McCarthy, a business owner and general contractor, is finishing his third term and sixth year on the City Council. Pinto, a metal fabricator for Ipswich Bay Glass Company, served on the city’s Zoning Board of Appeals before he was elected to the council.
Both Pinto and McCarthy said issues involving Ward 1 — the closure of the power plant, National Grid’s plans to replace high-voltage transmission lines and others — are prompting them to run for office.

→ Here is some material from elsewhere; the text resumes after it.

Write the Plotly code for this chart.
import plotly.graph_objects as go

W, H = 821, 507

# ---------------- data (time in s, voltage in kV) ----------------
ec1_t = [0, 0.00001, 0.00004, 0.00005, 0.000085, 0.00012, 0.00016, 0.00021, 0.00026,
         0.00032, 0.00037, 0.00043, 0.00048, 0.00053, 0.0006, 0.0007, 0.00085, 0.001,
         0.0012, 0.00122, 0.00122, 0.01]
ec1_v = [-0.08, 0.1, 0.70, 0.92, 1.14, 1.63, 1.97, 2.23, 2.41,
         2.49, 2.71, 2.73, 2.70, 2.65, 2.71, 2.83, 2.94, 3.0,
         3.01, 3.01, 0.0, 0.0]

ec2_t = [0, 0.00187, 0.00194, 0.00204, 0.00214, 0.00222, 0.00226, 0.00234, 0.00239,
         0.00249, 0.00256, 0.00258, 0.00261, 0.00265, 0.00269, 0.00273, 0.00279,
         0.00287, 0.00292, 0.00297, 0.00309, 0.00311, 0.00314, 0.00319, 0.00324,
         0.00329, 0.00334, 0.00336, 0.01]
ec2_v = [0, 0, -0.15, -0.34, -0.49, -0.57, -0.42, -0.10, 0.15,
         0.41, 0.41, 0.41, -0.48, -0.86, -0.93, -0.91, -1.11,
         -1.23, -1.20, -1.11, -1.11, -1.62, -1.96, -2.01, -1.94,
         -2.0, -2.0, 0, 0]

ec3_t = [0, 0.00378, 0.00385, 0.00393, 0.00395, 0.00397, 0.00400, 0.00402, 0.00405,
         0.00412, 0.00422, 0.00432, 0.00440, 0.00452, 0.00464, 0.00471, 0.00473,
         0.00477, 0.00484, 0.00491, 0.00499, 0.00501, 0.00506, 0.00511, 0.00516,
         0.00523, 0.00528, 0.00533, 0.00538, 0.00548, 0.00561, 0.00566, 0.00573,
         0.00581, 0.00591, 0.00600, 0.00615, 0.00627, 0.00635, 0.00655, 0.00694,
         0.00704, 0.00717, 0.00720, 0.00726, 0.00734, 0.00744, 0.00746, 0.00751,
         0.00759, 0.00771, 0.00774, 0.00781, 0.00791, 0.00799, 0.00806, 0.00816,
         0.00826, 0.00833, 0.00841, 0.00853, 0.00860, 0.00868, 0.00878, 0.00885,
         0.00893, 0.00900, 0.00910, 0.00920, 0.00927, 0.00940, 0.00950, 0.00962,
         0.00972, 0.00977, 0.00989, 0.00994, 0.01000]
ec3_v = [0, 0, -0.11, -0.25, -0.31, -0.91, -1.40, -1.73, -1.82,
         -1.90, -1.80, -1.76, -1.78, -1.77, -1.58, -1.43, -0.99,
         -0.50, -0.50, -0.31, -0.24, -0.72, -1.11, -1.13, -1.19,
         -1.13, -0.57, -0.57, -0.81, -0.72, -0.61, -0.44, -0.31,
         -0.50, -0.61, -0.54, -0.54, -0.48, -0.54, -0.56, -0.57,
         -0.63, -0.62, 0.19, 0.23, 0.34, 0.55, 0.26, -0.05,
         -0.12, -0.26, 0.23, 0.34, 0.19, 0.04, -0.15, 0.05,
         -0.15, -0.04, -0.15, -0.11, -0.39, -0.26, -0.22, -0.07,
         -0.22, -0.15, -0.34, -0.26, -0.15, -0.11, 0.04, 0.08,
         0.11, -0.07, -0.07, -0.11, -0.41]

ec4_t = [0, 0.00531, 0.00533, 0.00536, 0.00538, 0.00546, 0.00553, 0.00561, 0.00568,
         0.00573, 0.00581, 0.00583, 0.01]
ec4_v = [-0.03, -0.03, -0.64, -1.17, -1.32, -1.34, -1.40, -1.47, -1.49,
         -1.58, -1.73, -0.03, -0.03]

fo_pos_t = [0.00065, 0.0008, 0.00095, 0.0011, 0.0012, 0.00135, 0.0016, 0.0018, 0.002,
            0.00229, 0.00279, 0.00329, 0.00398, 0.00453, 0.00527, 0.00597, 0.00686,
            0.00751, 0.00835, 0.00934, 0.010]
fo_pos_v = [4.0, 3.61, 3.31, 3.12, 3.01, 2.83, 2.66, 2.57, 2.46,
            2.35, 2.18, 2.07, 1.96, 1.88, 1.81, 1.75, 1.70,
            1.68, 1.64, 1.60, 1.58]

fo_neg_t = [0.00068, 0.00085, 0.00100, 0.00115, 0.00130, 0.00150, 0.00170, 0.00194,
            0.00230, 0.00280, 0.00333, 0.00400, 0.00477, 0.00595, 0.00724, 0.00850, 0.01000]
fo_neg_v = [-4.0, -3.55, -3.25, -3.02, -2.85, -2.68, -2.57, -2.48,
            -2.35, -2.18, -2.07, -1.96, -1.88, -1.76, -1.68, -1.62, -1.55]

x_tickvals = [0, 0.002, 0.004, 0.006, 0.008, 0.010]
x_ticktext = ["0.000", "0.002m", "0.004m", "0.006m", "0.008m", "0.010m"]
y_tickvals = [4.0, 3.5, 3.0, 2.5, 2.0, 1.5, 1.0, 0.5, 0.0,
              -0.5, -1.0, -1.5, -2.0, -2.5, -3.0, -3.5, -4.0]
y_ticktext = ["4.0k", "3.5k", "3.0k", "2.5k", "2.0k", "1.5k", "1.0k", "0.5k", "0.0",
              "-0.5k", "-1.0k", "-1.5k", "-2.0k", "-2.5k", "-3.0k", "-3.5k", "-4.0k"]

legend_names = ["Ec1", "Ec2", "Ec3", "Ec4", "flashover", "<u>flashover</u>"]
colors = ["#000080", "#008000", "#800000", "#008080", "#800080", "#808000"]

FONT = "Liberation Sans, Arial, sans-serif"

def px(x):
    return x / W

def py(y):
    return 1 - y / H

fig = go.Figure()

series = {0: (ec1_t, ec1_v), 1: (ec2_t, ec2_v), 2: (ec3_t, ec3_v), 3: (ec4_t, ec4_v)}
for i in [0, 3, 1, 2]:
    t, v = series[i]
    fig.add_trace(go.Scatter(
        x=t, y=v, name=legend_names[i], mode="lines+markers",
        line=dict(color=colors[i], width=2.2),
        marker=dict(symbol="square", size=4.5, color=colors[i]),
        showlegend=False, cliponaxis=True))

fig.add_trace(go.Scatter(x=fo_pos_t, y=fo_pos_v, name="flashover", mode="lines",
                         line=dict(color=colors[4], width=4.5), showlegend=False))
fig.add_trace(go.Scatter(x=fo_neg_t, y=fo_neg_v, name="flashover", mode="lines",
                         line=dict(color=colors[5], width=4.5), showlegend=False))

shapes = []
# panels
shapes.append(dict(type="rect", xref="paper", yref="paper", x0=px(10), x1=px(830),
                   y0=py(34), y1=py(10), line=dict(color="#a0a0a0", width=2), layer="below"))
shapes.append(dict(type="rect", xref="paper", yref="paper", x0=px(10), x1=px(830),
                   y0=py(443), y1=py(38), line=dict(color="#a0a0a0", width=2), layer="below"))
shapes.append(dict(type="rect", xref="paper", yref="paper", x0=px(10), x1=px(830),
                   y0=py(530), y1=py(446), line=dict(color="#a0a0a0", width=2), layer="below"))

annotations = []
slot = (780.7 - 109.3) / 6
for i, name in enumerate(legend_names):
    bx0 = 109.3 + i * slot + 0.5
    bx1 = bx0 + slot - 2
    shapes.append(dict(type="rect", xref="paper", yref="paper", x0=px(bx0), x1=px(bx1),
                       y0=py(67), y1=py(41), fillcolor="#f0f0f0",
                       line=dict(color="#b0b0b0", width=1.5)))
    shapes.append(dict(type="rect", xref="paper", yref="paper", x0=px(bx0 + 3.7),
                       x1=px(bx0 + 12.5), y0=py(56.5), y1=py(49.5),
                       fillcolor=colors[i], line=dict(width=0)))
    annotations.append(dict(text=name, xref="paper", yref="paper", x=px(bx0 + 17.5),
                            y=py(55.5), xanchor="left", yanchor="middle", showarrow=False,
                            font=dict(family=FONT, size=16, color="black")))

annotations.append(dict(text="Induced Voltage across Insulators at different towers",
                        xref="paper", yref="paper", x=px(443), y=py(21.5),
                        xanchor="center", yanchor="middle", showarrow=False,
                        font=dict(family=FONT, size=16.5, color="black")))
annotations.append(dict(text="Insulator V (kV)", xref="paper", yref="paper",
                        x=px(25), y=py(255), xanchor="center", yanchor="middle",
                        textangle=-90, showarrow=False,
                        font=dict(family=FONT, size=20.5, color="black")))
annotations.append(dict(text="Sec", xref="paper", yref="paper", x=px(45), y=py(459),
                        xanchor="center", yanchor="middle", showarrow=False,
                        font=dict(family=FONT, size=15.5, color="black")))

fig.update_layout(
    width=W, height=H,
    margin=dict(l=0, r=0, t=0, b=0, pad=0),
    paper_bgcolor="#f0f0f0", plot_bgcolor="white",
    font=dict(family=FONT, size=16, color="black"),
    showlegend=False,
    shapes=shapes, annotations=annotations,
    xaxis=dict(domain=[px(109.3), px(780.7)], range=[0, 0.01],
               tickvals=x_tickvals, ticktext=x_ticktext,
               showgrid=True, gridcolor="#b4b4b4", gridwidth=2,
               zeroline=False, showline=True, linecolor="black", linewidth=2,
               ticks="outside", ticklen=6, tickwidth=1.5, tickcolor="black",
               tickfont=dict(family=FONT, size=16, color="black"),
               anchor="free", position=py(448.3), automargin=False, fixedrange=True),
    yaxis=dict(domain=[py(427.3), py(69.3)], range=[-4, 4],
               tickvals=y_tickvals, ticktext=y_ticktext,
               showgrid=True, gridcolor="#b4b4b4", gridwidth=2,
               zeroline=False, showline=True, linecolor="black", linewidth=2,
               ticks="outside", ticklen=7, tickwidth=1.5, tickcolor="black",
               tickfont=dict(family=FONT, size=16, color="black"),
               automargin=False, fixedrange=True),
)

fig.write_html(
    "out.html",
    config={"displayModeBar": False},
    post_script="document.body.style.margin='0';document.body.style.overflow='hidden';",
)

“Ward 1 has a lot of issues right now, a lot of things going on, a lot of moving parts,” McCarthy said. “I feel that over the past six years, I’ve developed working relationships that put me in the right place at the right time to make the right decisions for all the constituents in my ward, to make sure all the projects move forward in the right way.”
Councilor-at-large Kevin Carr is the only incumbent — from the mayor to City Council and School Committee — who has decided not to run for re-election this year.
Candidates have until next Friday, July 26, to take out papers to run for office. Papers must be returned to the City Clerk’s office by Tuesday, July 30.
As of yesterday, City Councilors Todd Siegel (Ward 3), Josh Turiel (Ward 5) and Joseph O’Keefe (Ward 7) are running unopposed.
Jerry Ryan, the Ward 4 councilor and council president, has decided to run as an at-large councilor, along with at-large incumbents William Legault, Arthur Sargent and Thomas Furey. Newcomers Elaine Milo, Paulette Puleo and Norene Gachignard have also pulled papers for councilor-at-large.
With Ryan’s move to the at-large race, three people are seeking the Ward 4 seat: Gina Flynn, David Eppley and Sean O’Brien.
In Ward 2, Councilor Michael Sosnowski has one challenger: Heather Famico, niece of former City Councilor (1976-1989) Frances Grace and daughter of Don Famico, the city’s animal control officer.
Ward 6 Councilor Paul Prevey also has a challenger: Beth Gerard, a policy analyst who lives on Larchmont Road and works part-time at Pamplemousse on Essex Street.
Three School Committee seats will be on the November ballot, and the three incumbents, Janet Crane, Lisa Lavoie and Brendan Walsh, have all taken out papers to run for re-election. They’ll be joined by Patrick Schultz, owner of Howling Wolf Taqueria on Lafayette Street and a former Salem High School teacher; Rachel Hunt, head of the Salem Academy Charter School; and Katherine Casiglia, a Saltonstall School parent.